*INPUT DATA*
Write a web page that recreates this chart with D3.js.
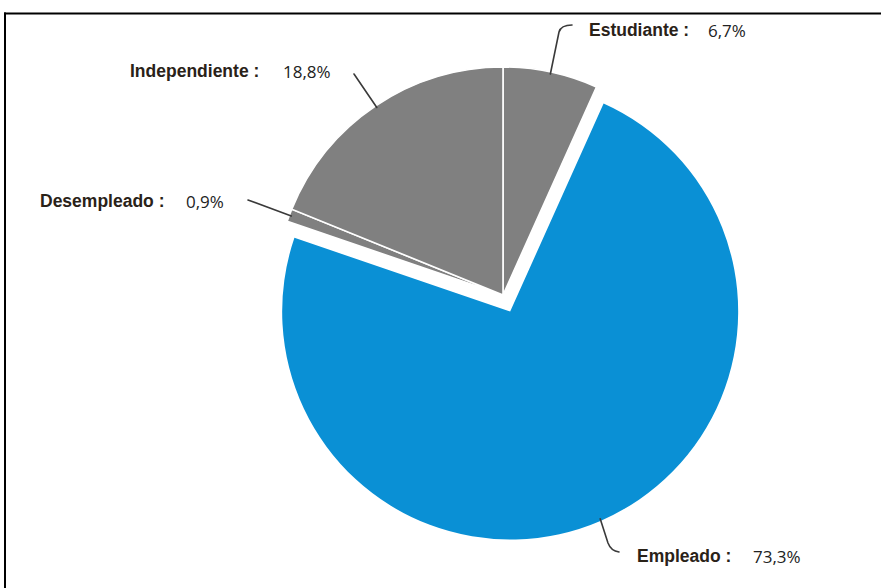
<!DOCTYPE html>
<html>
<head>
<meta charset="utf-8">
<script src="https://cdn.jsdelivr.net/npm/d3@7"></script>
<style>
html,body{margin:0;padding:0;background:#fff;}
svg{display:block;}
</style>
</head>
<body>
<svg id="chart" width="881" height="588"></svg>
<script>
// ---- data ----
const categories = ["Estudiante", "Empleado", "Desempleado", "Independiente"];
const values = [6.7, 73.3, 0.9, 18.8];
const valueLabels = ["6,7%", "73,3%", "0,9%", "18,8%"];
const nameLabels = ["Estudiante :", "Empleado  :", "Desempleado :", "Independiente :"];

// ---- layout / style ----
const W = 881, H = 588;
const cx = 503, cy = 295, R = 228;
const explodeIdx = 1, explodeDist = 18;
const colors = ["#808080", "#0a90d5", "#808080", "#808080"];
// label placement: name x, value x, baseline y, leader end, leader elbow
const labelLayout = [
  {nx: 589, vx: 708, y: 36, end: [572, 25], elbow: [559, 32], ctrl: [561, 25]},
  {nx: 637, vx: 753, y: 562, end: [619, 552], elbow: [608, 543], ctrl: [611, 551]},
  {nx: 40, vx: 186, y: 207, end: [248, 200], elbow: null},
  {nx: 130, vx: 283, y: 77, end: [354, 74], elbow: null}
];

const svg = d3.select("#chart");

// frame
svg.append("line").attr("x1", 4).attr("x2", W).attr("y1", 13.5).attr("y2", 13.5)
  .attr("stroke", "#000").attr("stroke-width", 2);
svg.append("line").attr("x1", 5).attr("x2", 5).attr("y1", 12.5).attr("y2", H)
  .attr("stroke", "#000").attr("stroke-width", 2);

const arcsData = d3.pie().sort(null).value(d => d)(values);
const arc = d3.arc().innerRadius(0).outerRadius(R);

function offsetFor(i, d) {
  if (i !== explodeIdx) return [0, 0];
  const a = (d.startAngle + d.endAngle) / 2;
  return [explodeDist * Math.sin(a), -explodeDist * Math.cos(a)];
}

const g = svg.append("g").attr("transform", `translate(${cx},${cy})`);
g.selectAll("path.slice").data(arcsData).enter().append("path")
  .attr("class", "slice")
  .attr("d", arc)
  .attr("transform", (d, i) => { const o = offsetFor(i, d); return `translate(${o[0]},${o[1]})`; })
  .attr("fill", (d, i) => colors[i])
  .attr("stroke", "#fff")
  .attr("stroke-width", (d, i) => i === explodeIdx ? 0 : 1.6)
  .attr("stroke-linejoin", "miter");

// leader lines
arcsData.forEach((d, i) => {
  const a = (d.startAngle + d.endAngle) / 2;
  const o = offsetFor(i, d);
  const sx = cx + o[0] + (R - 2) * Math.sin(a);
  const sy = cy + o[1] - (R - 2) * Math.cos(a);
  const L = labelLayout[i];
  const p = d3.path();
  p.moveTo(sx, sy);
  if (L.elbow) {
    p.lineTo(L.elbow[0], L.elbow[1]);
    p.quadraticCurveTo(L.ctrl[0], L.ctrl[1], L.end[0], L.end[1]);
  } else {
    p.lineTo(L.end[0], L.end[1]);
  }
  svg.append("path").attr("d", p.toString()).attr("fill", "none")
    .attr("stroke", "#3a3a3a").attr("stroke-width", 1.6).attr("stroke-linecap", "round");
});

// labels
const labels = svg.append("g");
categories.forEach((c, i) => {
  const L = labelLayout[i];
  labels.append("text").attr("x", L.nx).attr("y", L.y)
    .attr("font-family", "'Liberation Sans Narrow', 'Arial Narrow', 'Liberation Sans', sans-serif")
    .attr("font-weight", "bold").attr("font-size", 17.5).attr("fill", "#2a2218")
    .text(nameLabels[i]);
  labels.append("text").attr("x", L.vx).attr("y", L.y + 1)
    .attr("font-family", "'Open Sans', 'Noto Sans', sans-serif")
    .attr("font-size", 17).attr("fill", "#222")
    .text(valueLabels[i]);
});
</script>
</body>
</html>
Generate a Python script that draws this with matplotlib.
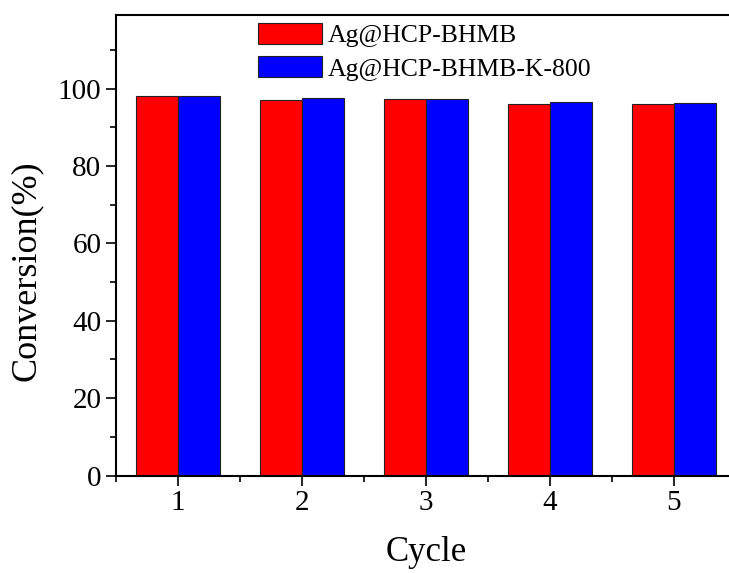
import matplotlib
matplotlib.use("Agg")
import matplotlib.pyplot as plt
import numpy as np
from matplotlib.ticker import MultipleLocator

plt.rcParams['font.family'] = ['Liberation Serif', 'DejaVu Serif']

cycles = [1, 2, 3, 4, 5]
bhmb = [98.1, 97.0, 97.2, 96.1, 96.1]
bhmb_k800 = [98.2, 97.6, 97.4, 96.6, 96.4]
series_names = ['Ag@HCP-BHMB', 'Ag@HCP-BHMB-K-800']

fig = plt.figure(figsize=(7.29, 5.73), dpi=100)
ax = fig.add_axes([0.159, 0.170, 0.8505, 0.8037])

x = np.array(cycles)
w = 0.34
ax.bar(x - w / 2, bhmb, width=w, color='#ff0000', edgecolor='#222222',
       linewidth=0.8, label=series_names[0])
ax.bar(x + w / 2, bhmb_k800, width=w, color='#0000ff', edgecolor='#222222',
       linewidth=0.8, label=series_names[1])

ax.set_xlim(0.5, 5.5)
ax.set_ylim(0, 119)
ax.set_xticks(cycles)
ax.xaxis.set_minor_locator(MultipleLocator(0.5))
ax.yaxis.set_major_locator(MultipleLocator(20))
ax.yaxis.set_minor_locator(MultipleLocator(10))
ax.tick_params(which='major', direction='out', length=7, width=1.2, labelsize=21)
ax.tick_params(which='minor', direction='out', length=4, width=1.2)
for s in ax.spines.values():
    s.set_linewidth(1.5)

ax.set_xlabel('Cycle', fontsize=25, labelpad=14)
ax.set_ylabel('Conversion(%)', fontsize=26)
ax.yaxis.set_label_coords(-0.118, 0.445)

ax.legend(loc='upper left', bbox_to_anchor=(258 / 729, 1 - 23 / 573),
          bbox_transform=fig.transFigure, frameon=False, fontsize=18.5,
          handlelength=2.5, handleheight=0.875, labelspacing=0.35,
          handletextpad=0.2, borderpad=0, borderaxespad=0)

fig.savefig('out.png', dpi=100)
plt.close(fig)
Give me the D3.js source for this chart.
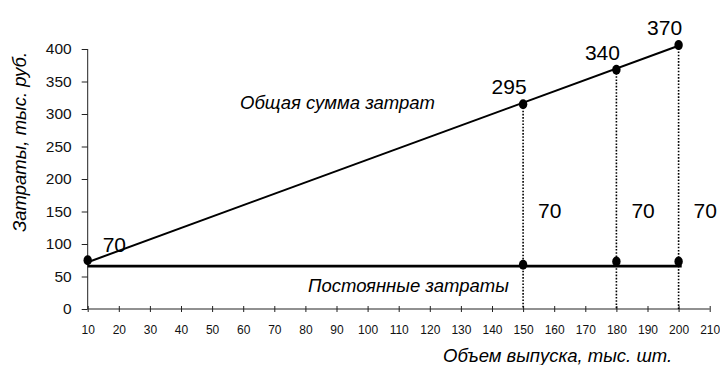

*TASK REQUIREMENTS*
Without including any picture, repeat the data exactly.

*SOLUTION TO THIS EXERCISE*
Write a web page that recreates this chart with D3.js.
<!DOCTYPE html>
<html>
<head>
<meta charset="utf-8">
<script src="https://cdn.jsdelivr.net/npm/d3@7"></script>
<style>
html,body{margin:0;padding:0;background:#fff;}
svg{display:block;}
</style>
</head>
<body>
<svg id="chart" width="881" height="588"></svg>
<script>
// ---- data ----
const categories = ["Estudiante", "Empleado", "Desempleado", "Independiente"];
const values = [6.7, 73.3, 0.9, 18.8];
const valueLabels = ["6,7%", "73,3%", "0,9%", "18,8%"];
const nameLabels = ["Estudiante :", "Empleado  :", "Desempleado :", "Independiente :"];

// ---- layout / style ----
const W = 881, H = 588;
const cx = 503, cy = 295, R = 228;
const explodeIdx = 1, explodeDist = 18;
const colors = ["#808080", "#0a90d5", "#808080", "#808080"];
// label placement: name x, value x, baseline y, leader end, leader elbow
const labelLayout = [
  {nx: 589, vx: 708, y: 36, end: [572, 25], elbow: [559, 32], ctrl: [561, 25]},
  {nx: 637, vx: 753, y: 562, end: [619, 552], elbow: [608, 543], ctrl: [611, 551]},
  {nx: 40, vx: 186, y: 207, end: [248, 200], elbow: null},
  {nx: 130, vx: 283, y: 77, end: [354, 74], elbow: null}
];

const svg = d3.select("#chart");

// frame
svg.append("line").attr("x1", 4).attr("x2", W).attr("y1", 13.5).attr("y2", 13.5)
  .attr("stroke", "#000").attr("stroke-width", 2);
svg.append("line").attr("x1", 5).attr("x2", 5).attr("y1", 12.5).attr("y2", H)
  .attr("stroke", "#000").attr("stroke-width", 2);

const arcsData = d3.pie().sort(null).value(d => d)(values);
const arc = d3.arc().innerRadius(0).outerRadius(R);

function offsetFor(i, d) {
  if (i !== explodeIdx) return [0, 0];
  const a = (d.startAngle + d.endAngle) / 2;
  return [explodeDist * Math.sin(a), -explodeDist * Math.cos(a)];
}

const g = svg.append("g").attr("transform", `translate(${cx},${cy})`);
g.selectAll("path.slice").data(arcsData).enter().append("path")
  .attr("class", "slice")
  .attr("d", arc)
  .attr("transform", (d, i) => { const o = offsetFor(i, d); return `translate(${o[0]},${o[1]})`; })
  .attr("fill", (d, i) => colors[i])
  .attr("stroke", "#fff")
  .attr("stroke-width", (d, i) => i === explodeIdx ? 0 : 1.6)
  .attr("stroke-linejoin", "miter");

// leader lines
arcsData.forEach((d, i) => {
  const a = (d.startAngle + d.endAngle) / 2;
  const o = offsetFor(i, d);
  const sx = cx + o[0] + (R - 2) * Math.sin(a);
  const sy = cy + o[1] - (R - 2) * Math.cos(a);
  const L = labelLayout[i];
  const p = d3.path();
  p.moveTo(sx, sy);
  if (L.elbow) {
    p.lineTo(L.elbow[0], L.elbow[1]);
    p.quadraticCurveTo(L.ctrl[0], L.ctrl[1], L.end[0], L.end[1]);
  } else {
    p.lineTo(L.end[0], L.end[1]);
  }
  svg.append("path").attr("d", p.toString()).attr("fill", "none")
    .attr("stroke", "#3a3a3a").attr("stroke-width", 1.6).attr("stroke-linecap", "round");
});

// labels
const labels = svg.append("g");
categories.forEach((c, i) => {
  const L = labelLayout[i];
  labels.append("text").attr("x", L.nx).attr("y", L.y)
    .attr("font-family", "'Liberation Sans Narrow', 'Arial Narrow', 'Liberation Sans', sans-serif")
    .attr("font-weight", "bold").attr("font-size", 17.5).attr("fill", "#2a2218")
    .text(nameLabels[i]);
  labels.append("text").attr("x", L.vx).attr("y", L.y + 1)
    .attr("font-family", "'Open Sans', 'Noto Sans', sans-serif")
    .attr("font-size", 17).attr("fill", "#222")
    .text(valueLabels[i]);
});
</script>
</body>
</html>
Generate a Python script that draws this with matplotlib.
import matplotlib
matplotlib.use("Agg")
import matplotlib.pyplot as plt
import numpy as np
from matplotlib.ticker import MultipleLocator

plt.rcParams['font.family'] = ['Liberation Serif', 'DejaVu Serif']

cycles = [1, 2, 3, 4, 5]
bhmb = [98.1, 97.0, 97.2, 96.1, 96.1]
bhmb_k800 = [98.2, 97.6, 97.4, 96.6, 96.4]
series_names = ['Ag@HCP-BHMB', 'Ag@HCP-BHMB-K-800']

fig = plt.figure(figsize=(7.29, 5.73), dpi=100)
ax = fig.add_axes([0.159, 0.170, 0.8505, 0.8037])

x = np.array(cycles)
w = 0.34
ax.bar(x - w / 2, bhmb, width=w, color='#ff0000', edgecolor='#222222',
       linewidth=0.8, label=series_names[0])
ax.bar(x + w / 2, bhmb_k800, width=w, color='#0000ff', edgecolor='#222222',
       linewidth=0.8, label=series_names[1])

ax.set_xlim(0.5, 5.5)
ax.set_ylim(0, 119)
ax.set_xticks(cycles)
ax.xaxis.set_minor_locator(MultipleLocator(0.5))
ax.yaxis.set_major_locator(MultipleLocator(20))
ax.yaxis.set_minor_locator(MultipleLocator(10))
ax.tick_params(which='major', direction='out', length=7, width=1.2, labelsize=21)
ax.tick_params(which='minor', direction='out', length=4, width=1.2)
for s in ax.spines.values():
    s.set_linewidth(1.5)

ax.set_xlabel('Cycle', fontsize=25, labelpad=14)
ax.set_ylabel('Conversion(%)', fontsize=26)
ax.yaxis.set_label_coords(-0.118, 0.445)

ax.legend(loc='upper left', bbox_to_anchor=(258 / 729, 1 - 23 / 573),
          bbox_transform=fig.transFigure, frameon=False, fontsize=18.5,
          handlelength=2.5, handleheight=0.875, labelspacing=0.35,
          handletextpad=0.2, borderpad=0, borderaxespad=0)

fig.savefig('out.png', dpi=100)
plt.close(fig)
Give me the D3.js source for this chart.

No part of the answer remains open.